Appeal from modification awarded is not equivalent to filing action.

- Appeal by a husband from judgment for a wife upon her successful application for alimony modification does not constitute an "application . . . filed by the husband" within the meaning of the statute. Spivey v. Schneider, 234 Ga. 687, 217 S.E.2d 251 (1975).

Court need not award wife's costs of preparing record for appeal.

- When the trial court has awarded attorney's fees to the former wife it is not an abuse of discretion to refuse to grant the wife an additional amount for purposes of preparing a record for appeal. Parrott v. Parrott, 224 Ga. 801, 164 S.E.2d 811 (1968).

Subsection (d) does not require payment of such expenses as condition precedent to maintaining of litigation by the defendant. Wayman v. Wayman, 222 Ga. 535, 150 S.E.2d 840 (1966).

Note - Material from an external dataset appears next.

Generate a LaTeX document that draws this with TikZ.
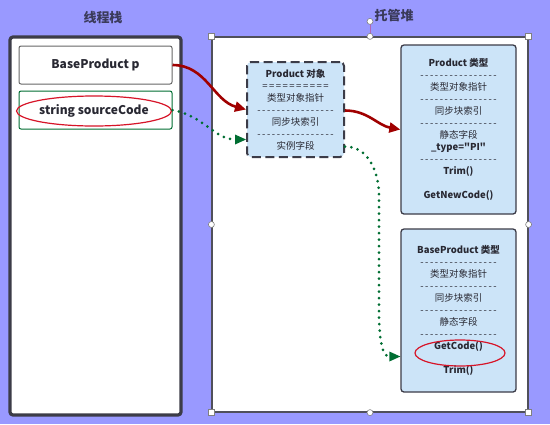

OPINIONS OF THE ATTORNEY GENERAL

For discussion of two-year limitation on filing modification petitions, see 1980 Op. Att'y Gen. No. U80-46.

RESEARCH REFERENCES

Editor's notes.

- Research references dealing with this subject matter have been placed with annotations for § 19-6-19, dealing with same subject, but by its terms confined to application in cases based on judgments rendered after July 1, 1977.